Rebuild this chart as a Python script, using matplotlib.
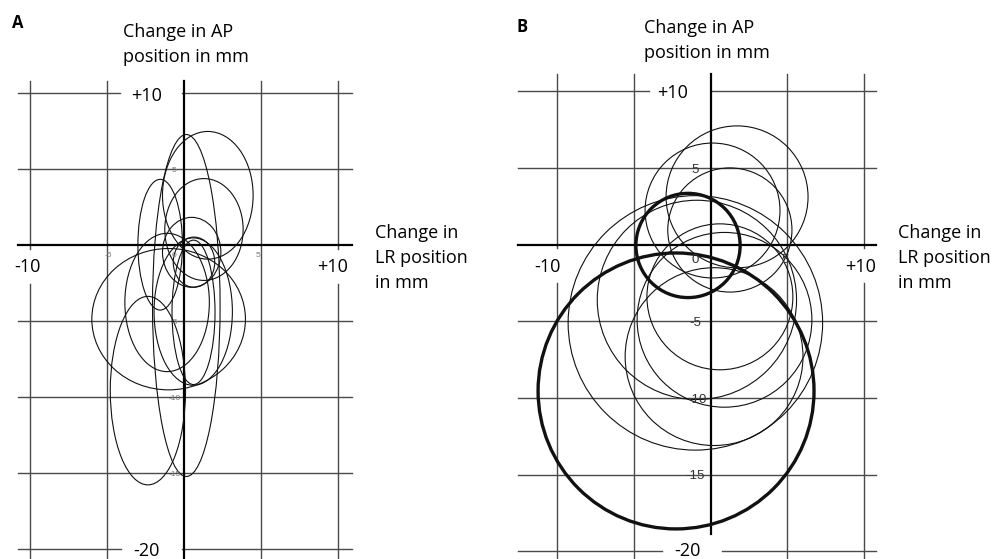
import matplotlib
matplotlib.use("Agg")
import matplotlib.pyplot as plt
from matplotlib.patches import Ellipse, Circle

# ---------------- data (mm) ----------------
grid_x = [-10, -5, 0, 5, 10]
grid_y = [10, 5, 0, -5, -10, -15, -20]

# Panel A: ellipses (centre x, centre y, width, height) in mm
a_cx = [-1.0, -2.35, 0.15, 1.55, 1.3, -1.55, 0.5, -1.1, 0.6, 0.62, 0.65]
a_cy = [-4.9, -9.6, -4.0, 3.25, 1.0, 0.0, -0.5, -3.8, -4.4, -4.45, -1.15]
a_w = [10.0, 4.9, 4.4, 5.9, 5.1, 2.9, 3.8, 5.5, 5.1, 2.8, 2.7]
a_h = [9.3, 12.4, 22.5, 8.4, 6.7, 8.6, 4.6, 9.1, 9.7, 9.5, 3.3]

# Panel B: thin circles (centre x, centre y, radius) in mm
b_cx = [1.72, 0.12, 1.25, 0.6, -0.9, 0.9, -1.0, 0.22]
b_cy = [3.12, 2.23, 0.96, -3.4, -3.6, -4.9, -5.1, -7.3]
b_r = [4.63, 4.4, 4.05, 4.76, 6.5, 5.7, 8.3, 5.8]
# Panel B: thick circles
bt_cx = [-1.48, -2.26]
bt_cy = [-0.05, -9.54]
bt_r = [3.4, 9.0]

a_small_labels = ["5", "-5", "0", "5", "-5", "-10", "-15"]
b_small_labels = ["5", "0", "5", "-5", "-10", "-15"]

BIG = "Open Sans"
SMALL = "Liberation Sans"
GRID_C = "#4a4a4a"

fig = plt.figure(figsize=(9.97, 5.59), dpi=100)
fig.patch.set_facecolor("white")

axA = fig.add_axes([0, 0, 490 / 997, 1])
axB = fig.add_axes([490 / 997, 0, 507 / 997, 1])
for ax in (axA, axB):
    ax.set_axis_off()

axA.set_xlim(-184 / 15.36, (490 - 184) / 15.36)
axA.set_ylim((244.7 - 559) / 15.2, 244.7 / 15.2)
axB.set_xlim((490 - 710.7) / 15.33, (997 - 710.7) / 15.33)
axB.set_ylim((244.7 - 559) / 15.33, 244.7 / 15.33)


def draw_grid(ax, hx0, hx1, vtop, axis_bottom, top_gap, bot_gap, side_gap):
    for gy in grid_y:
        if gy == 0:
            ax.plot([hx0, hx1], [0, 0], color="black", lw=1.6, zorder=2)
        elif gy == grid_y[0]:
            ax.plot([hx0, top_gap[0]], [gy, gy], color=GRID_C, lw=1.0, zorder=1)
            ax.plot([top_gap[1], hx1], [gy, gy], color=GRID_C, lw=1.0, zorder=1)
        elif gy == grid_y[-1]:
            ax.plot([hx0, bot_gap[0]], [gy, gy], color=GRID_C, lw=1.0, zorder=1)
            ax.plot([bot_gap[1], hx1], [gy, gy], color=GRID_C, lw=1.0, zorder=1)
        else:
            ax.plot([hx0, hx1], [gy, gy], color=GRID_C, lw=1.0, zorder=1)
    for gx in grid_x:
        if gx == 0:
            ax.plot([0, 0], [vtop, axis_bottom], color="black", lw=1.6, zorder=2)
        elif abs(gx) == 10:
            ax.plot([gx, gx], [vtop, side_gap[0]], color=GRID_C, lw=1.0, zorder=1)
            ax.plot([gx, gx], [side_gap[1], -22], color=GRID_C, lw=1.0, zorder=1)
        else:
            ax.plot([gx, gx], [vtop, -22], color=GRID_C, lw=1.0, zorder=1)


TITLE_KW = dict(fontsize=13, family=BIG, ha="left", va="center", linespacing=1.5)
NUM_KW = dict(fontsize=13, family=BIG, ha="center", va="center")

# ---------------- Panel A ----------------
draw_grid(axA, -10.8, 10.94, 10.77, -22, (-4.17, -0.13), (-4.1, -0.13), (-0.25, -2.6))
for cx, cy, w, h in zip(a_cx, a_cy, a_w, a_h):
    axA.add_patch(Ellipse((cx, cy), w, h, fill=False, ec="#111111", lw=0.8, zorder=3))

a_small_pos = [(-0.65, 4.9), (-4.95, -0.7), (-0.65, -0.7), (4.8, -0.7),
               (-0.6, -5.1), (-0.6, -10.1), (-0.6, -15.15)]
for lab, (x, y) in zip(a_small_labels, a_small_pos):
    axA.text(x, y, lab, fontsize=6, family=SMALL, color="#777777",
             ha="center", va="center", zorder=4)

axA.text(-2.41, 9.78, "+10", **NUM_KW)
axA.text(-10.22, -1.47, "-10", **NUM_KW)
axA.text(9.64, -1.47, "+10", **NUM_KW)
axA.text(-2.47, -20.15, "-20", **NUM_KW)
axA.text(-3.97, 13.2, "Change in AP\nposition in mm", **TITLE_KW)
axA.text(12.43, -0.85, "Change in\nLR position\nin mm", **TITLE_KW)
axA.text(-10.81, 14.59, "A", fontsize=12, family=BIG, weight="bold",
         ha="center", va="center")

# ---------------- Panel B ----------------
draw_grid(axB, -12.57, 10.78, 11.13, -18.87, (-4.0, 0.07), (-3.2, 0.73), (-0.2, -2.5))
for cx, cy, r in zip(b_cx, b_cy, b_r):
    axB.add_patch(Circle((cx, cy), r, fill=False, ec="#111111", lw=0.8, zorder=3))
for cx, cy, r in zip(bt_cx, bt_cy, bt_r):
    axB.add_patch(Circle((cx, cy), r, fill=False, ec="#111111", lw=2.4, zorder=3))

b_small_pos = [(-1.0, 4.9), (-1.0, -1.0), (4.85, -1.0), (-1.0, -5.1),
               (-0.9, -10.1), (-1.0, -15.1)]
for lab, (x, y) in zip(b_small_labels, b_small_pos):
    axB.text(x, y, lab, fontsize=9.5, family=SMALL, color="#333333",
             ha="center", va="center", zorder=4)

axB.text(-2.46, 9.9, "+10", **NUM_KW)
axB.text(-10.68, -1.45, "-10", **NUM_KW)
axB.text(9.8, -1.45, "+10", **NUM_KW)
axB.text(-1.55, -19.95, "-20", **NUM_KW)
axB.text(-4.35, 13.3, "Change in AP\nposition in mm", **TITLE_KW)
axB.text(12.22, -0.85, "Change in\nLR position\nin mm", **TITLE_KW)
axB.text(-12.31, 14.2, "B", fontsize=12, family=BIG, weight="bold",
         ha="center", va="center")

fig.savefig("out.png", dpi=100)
- - -
● **AIM OF THE EXERCISE**
Write out the listing word for word, omitting the pictures it holds.

● **THE REPLY**
Rebuild this chart as a Python script, using matplotlib.
import matplotlib
matplotlib.use("Agg")
import matplotlib.pyplot as plt
from matplotlib.patches import Ellipse, Circle

# ---------------- data (mm) ----------------
grid_x = [-10, -5, 0, 5, 10]
grid_y = [10, 5, 0, -5, -10, -15, -20]

# Panel A: ellipses (centre x, centre y, width, height) in mm
a_cx = [-1.0, -2.35, 0.15, 1.55, 1.3, -1.55, 0.5, -1.1, 0.6, 0.62, 0.65]
a_cy = [-4.9, -9.6, -4.0, 3.25, 1.0, 0.0, -0.5, -3.8, -4.4, -4.45, -1.15]
a_w = [10.0, 4.9, 4.4, 5.9, 5.1, 2.9, 3.8, 5.5, 5.1, 2.8, 2.7]
a_h = [9.3, 12.4, 22.5, 8.4, 6.7, 8.6, 4.6, 9.1, 9.7, 9.5, 3.3]

# Panel B: thin circles (centre x, centre y, radius) in mm
b_cx = [1.72, 0.12, 1.25, 0.6, -0.9, 0.9, -1.0, 0.22]
b_cy = [3.12, 2.23, 0.96, -3.4, -3.6, -4.9, -5.1, -7.3]
b_r = [4.63, 4.4, 4.05, 4.76, 6.5, 5.7, 8.3, 5.8]
# Panel B: thick circles
bt_cx = [-1.48, -2.26]
bt_cy = [-0.05, -9.54]
bt_r = [3.4, 9.0]

a_small_labels = ["5", "-5", "0", "5", "-5", "-10", "-15"]
b_small_labels = ["5", "0", "5", "-5", "-10", "-15"]

BIG = "Open Sans"
SMALL = "Liberation Sans"
GRID_C = "#4a4a4a"

fig = plt.figure(figsize=(9.97, 5.59), dpi=100)
fig.patch.set_facecolor("white")

axA = fig.add_axes([0, 0, 490 / 997, 1])
axB = fig.add_axes([490 / 997, 0, 507 / 997, 1])
for ax in (axA, axB):
    ax.set_axis_off()

axA.set_xlim(-184 / 15.36, (490 - 184) / 15.36)
axA.set_ylim((244.7 - 559) / 15.2, 244.7 / 15.2)
axB.set_xlim((490 - 710.7) / 15.33, (997 - 710.7) / 15.33)
axB.set_ylim((244.7 - 559) / 15.33, 244.7 / 15.33)


def draw_grid(ax, hx0, hx1, vtop, axis_bottom, top_gap, bot_gap, side_gap):
    for gy in grid_y:
        if gy == 0:
            ax.plot([hx0, hx1], [0, 0], color="black", lw=1.6, zorder=2)
        elif gy == grid_y[0]:
            ax.plot([hx0, top_gap[0]], [gy, gy], color=GRID_C, lw=1.0, zorder=1)
            ax.plot([top_gap[1], hx1], [gy, gy], color=GRID_C, lw=1.0, zorder=1)
        elif gy == grid_y[-1]:
            ax.plot([hx0, bot_gap[0]], [gy, gy], color=GRID_C, lw=1.0, zorder=1)
            ax.plot([bot_gap[1], hx1], [gy, gy], color=GRID_C, lw=1.0, zorder=1)
        else:
            ax.plot([hx0, hx1], [gy, gy], color=GRID_C, lw=1.0, zorder=1)
    for gx in grid_x:
        if gx == 0:
            ax.plot([0, 0], [vtop, axis_bottom], color="black", lw=1.6, zorder=2)
        elif abs(gx) == 10:
            ax.plot([gx, gx], [vtop, side_gap[0]], color=GRID_C, lw=1.0, zorder=1)
            ax.plot([gx, gx], [side_gap[1], -22], color=GRID_C, lw=1.0, zorder=1)
        else:
            ax.plot([gx, gx], [vtop, -22], color=GRID_C, lw=1.0, zorder=1)


TITLE_KW = dict(fontsize=13, family=BIG, ha="left", va="center", linespacing=1.5)
NUM_KW = dict(fontsize=13, family=BIG, ha="center", va="center")

# ---------------- Panel A ----------------
draw_grid(axA, -10.8, 10.94, 10.77, -22, (-4.17, -0.13), (-4.1, -0.13), (-0.25, -2.6))
for cx, cy, w, h in zip(a_cx, a_cy, a_w, a_h):
    axA.add_patch(Ellipse((cx, cy), w, h, fill=False, ec="#111111", lw=0.8, zorder=3))

a_small_pos = [(-0.65, 4.9), (-4.95, -0.7), (-0.65, -0.7), (4.8, -0.7),
               (-0.6, -5.1), (-0.6, -10.1), (-0.6, -15.15)]
for lab, (x, y) in zip(a_small_labels, a_small_pos):
    axA.text(x, y, lab, fontsize=6, family=SMALL, color="#777777",
             ha="center", va="center", zorder=4)

axA.text(-2.41, 9.78, "+10", **NUM_KW)
axA.text(-10.22, -1.47, "-10", **NUM_KW)
axA.text(9.64, -1.47, "+10", **NUM_KW)
axA.text(-2.47, -20.15, "-20", **NUM_KW)
axA.text(-3.97, 13.2, "Change in AP\nposition in mm", **TITLE_KW)
axA.text(12.43, -0.85, "Change in\nLR position\nin mm", **TITLE_KW)
axA.text(-10.81, 14.59, "A", fontsize=12, family=BIG, weight="bold",
         ha="center", va="center")

# ---------------- Panel B ----------------
draw_grid(axB, -12.57, 10.78, 11.13, -18.87, (-4.0, 0.07), (-3.2, 0.73), (-0.2, -2.5))
for cx, cy, r in zip(b_cx, b_cy, b_r):
    axB.add_patch(Circle((cx, cy), r, fill=False, ec="#111111", lw=0.8, zorder=3))
for cx, cy, r in zip(bt_cx, bt_cy, bt_r):
    axB.add_patch(Circle((cx, cy), r, fill=False, ec="#111111", lw=2.4, zorder=3))

b_small_pos = [(-1.0, 4.9), (-1.0, -1.0), (4.85, -1.0), (-1.0, -5.1),
               (-0.9, -10.1), (-1.0, -15.1)]
for lab, (x, y) in zip(b_small_labels, b_small_pos):
    axB.text(x, y, lab, fontsize=9.5, family=SMALL, color="#333333",
             ha="center", va="center", zorder=4)

axB.text(-2.46, 9.9, "+10", **NUM_KW)
axB.text(-10.68, -1.45, "-10", **NUM_KW)
axB.text(9.8, -1.45, "+10", **NUM_KW)
axB.text(-1.55, -19.95, "-20", **NUM_KW)
axB.text(-4.35, 13.3, "Change in AP\nposition in mm", **TITLE_KW)
axB.text(12.22, -0.85, "Change in\nLR position\nin mm", **TITLE_KW)
axB.text(-12.31, 14.2, "B", fontsize=12, family=BIG, weight="bold",
         ha="center", va="center")

fig.savefig("out.png", dpi=100)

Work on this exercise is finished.